After seven months at sea, the boy and the tiger wash ashore on a beach in Mexico. The tiger rushes into the jungle nearby and the boy is rescued and taken to a hospital by local villagers. At the hospital, two representatives from the shipping company that owned the sunken vessel visit Pi. When Pi tells them his miraculous story, they are angry with disbelief—they think he’s trying to be funny. He asks the men if they would prefer to hear the account without any animals in it and they say yes. Pi tells them an alternate version where he, his mother, and two crewmembers of the ship find themselves in a lifeboat after the ship goes down. The narrative is a mirror of the previous one, only this time the four humans prey on each other. Murder happens in cold blood and the victims’ flesh is dried and consumed. When Pi asks the men which story they prefer, they say the one with the animals, to which he answers, rather cryptically, “Thank you. And so it goes with God.”

It is the reader, in fact, who is given a choice. Which version of the life of Pi do you prefer? The magical or the more realistic tale? This choice reminds me of the biblical story of Abraham and Isaac. The legend is one of human faith and divine intervention. If these elements were stripped away, we would be left with a standard tale of superstition and human sacrifice, the sort common in the ancient world. In all likelihood, Abraham and Isaac would have faded away with time. The same is true of Jesus of Nazareth. If Jesus’ crucifixion were all there was, that would likely be the end of the story. The supernatural event of his resurrection is what makes Jesus’s life and impact the stuff that changes lives.

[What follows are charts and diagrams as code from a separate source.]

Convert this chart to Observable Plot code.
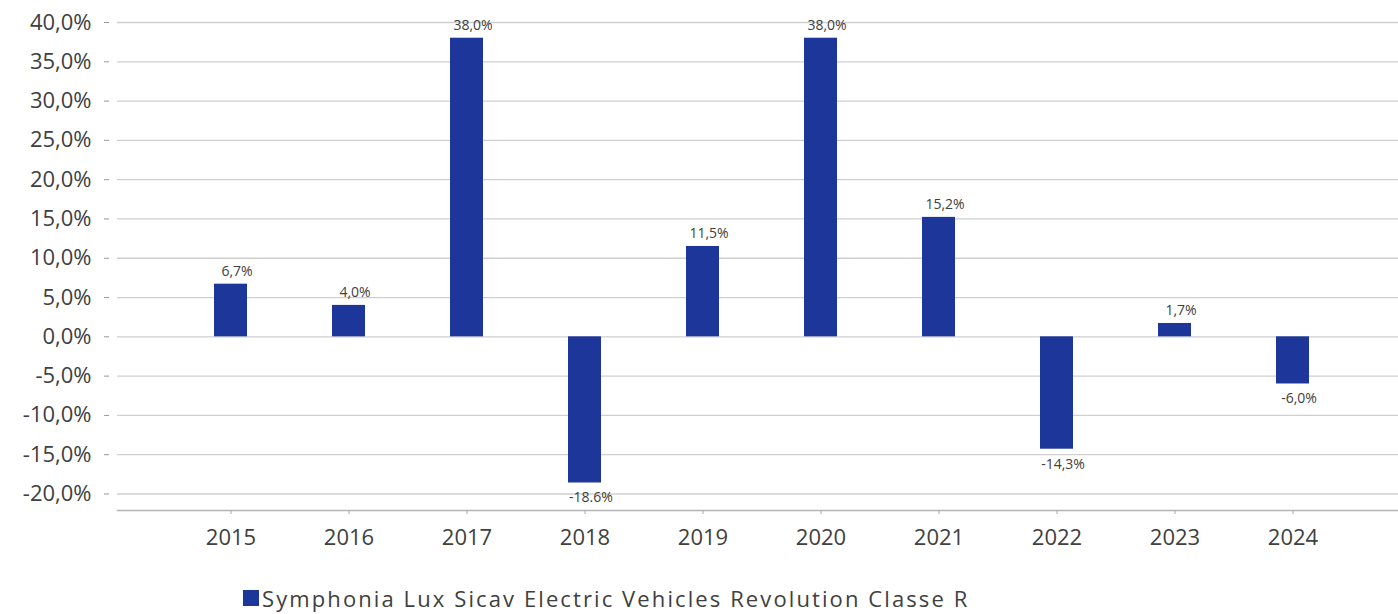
<!DOCTYPE html>
<html>
<head>
<meta charset="utf-8">
<script src="https://cdn.jsdelivr.net/npm/d3@7"></script>
<script src="https://cdn.jsdelivr.net/npm/@observablehq/plot@0.6"></script>
<style>
  body { margin: 0; background: #fff; font-family: "Open Sans", sans-serif; }
  #wrap { position: relative; width: 1398px; height: 614px; overflow: hidden; }
  #legend { position: absolute; left: 243px; top: 585px; display: flex; align-items: center;
            font-size: 22px; line-height: 26px; color: #404040; white-space: nowrap; letter-spacing: 2.1px; }
  #legend .sw { width: 16px; height: 16px; background: #1d3699; margin-right: 3px; }
</style>
</head>
<body>
<div id="wrap">
  <div id="chart"></div>
  <div id="legend"><span class="sw"></span><span>Symphonia Lux Sicav Electric Vehicles Revolution Classe R</span></div>
</div>
<script>
const years = ["2015","2016","2017","2018","2019","2020","2021","2022","2023","2024"];
const values = [6.7, 4.0, 38.0, -18.6, 11.5, 38.0, 15.2, -14.3, 1.7, -6.0];
const valueLabels = ["6,7%","4,0%","38,0%","-18.6%","11,5%","38,0%","15,2%","-14,3%","1,7%","-6,0%"];
const yTicks = [-20,-15,-10,-5,0,5,10,15,20,25,30,35,40];
const yDomain = [-22.1, 40];
const barColor = "#1d3699";

const data = years.map((y, i) => ({year: y, value: values[i], label: valueLabels[i]}));
const fmt = d => d.toFixed(1).replace(".", ",") + "%";

const chart = Plot.plot({
  width: 1398,
  height: 570,
  marginLeft: 117,
  marginRight: 0,
  marginTop: 22,
  marginBottom: 60,
  style: {fontFamily: "Open Sans, sans-serif", color: "#404040", background: "#fff"},
  x: {type: "band", domain: years, range: [171, 1353], paddingInner: 0.72, paddingOuter: 0.36, label: null},
  y: {domain: yDomain, label: null},
  marks: [
    Plot.gridY(yTicks, {stroke: "#cfcfcf", strokeOpacity: 1, strokeWidth: 1.3}),
    Plot.frame({anchor: "bottom", stroke: "#b5b5b5", strokeWidth: 1.5}),
    Plot.axisY(yTicks, {tickFormat: fmt, tickSize: 5, dx: -8, tickPadding: 13, fontSize: 22, fill: "#404040", stroke: "#999", label: null}),
    Plot.axisX({tickSize: 4, tickPadding: 15, fontSize: 22, fill: "#404040", stroke: "#aaa", label: null}),
    Plot.barY(data, {x: "year", y: "value", fill: barColor}),
    Plot.text(data.filter(d => d.value >= 0), {x: "year", y: "value", text: "label", dy: -13, dx: 6, fontSize: 14, fill: "#404040"}),
    Plot.text(data.filter(d => d.value < 0), {x: "year", y: "value", text: "label", dy: 15, dx: 6, fontSize: 14, fill: "#404040"})
  ]
});
document.getElementById("chart").appendChild(chart);
</script>
</body>
</html>
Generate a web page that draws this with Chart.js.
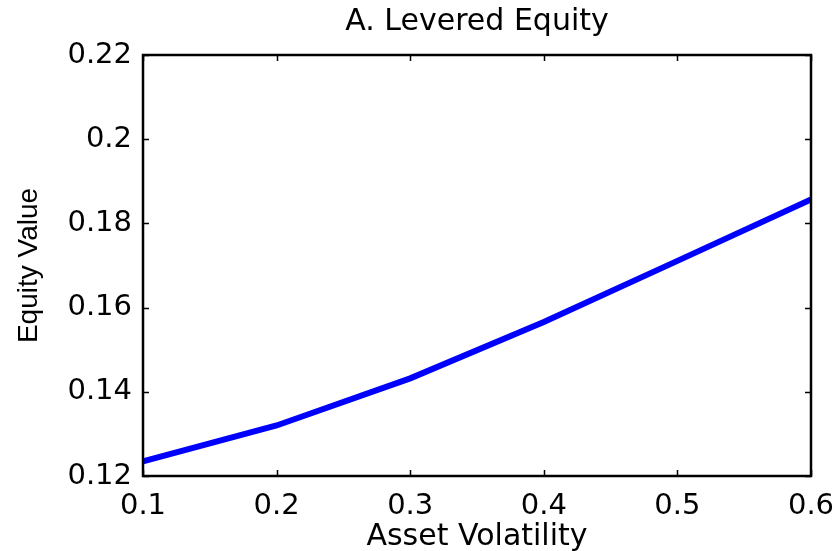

The wonderful thing about the choice that Martel offers us in The Life of Pi is how it reminds us that faith and skepticism are options. Not only is each of us given this choice, but we have to face it every day. I, for one, am thankful that I have the option of faith. Just as I cannot imagine a world without fairy tales or stories that begin “Once upon a time,” I cannot imagine a world where the hope of faith has completely disappeared.

One of the tidbits of information contained in the survival manual that Pi finds in the lifeboat’s locker holds the key to appreciating the entire novel. In the book, Pi learns that for a person of average height standing up in the lifeboat, the horizon is about 2 ½ miles distant on a clear day. If you picture yourself looking down at Pi from above, the distance he can see in any direction would form a circle whose diameter is 5 miles. In mathematics, we know that pi is the ratio of the diameter of a circle to its circumference and that pi is an infinitely repeating number 3.14596….

For me, this aerial view of the boy on the lifeboat highlights one of the mysteries of our own lives. Just like Pi, our consciousness gives us the impression of living in the center of a universe circumscribed by many different conditions. We are limited by time, space, gender, economics, education, and a multitude of other factors—just as Pi is limited by the visible horizon, the currents that carry his tiny craft, and by the presence of the tiger. At the same time, no matter what our circumstances, we have the ability to sense that there must be something more to our lives than what our ordinary wits perceive. Just as pi is an infinitely repeating number, our own lives seem to have a dimension of infinity. For skeptics, this dimension is rationalized away; for people of faith, it’s seen as evidence of what our scriptures teach us. The fact that The Life of Pi can provide so deep a metaphor for our lives while remaining so truly enjoyable as fiction is the supreme achievement of this remarkable novel.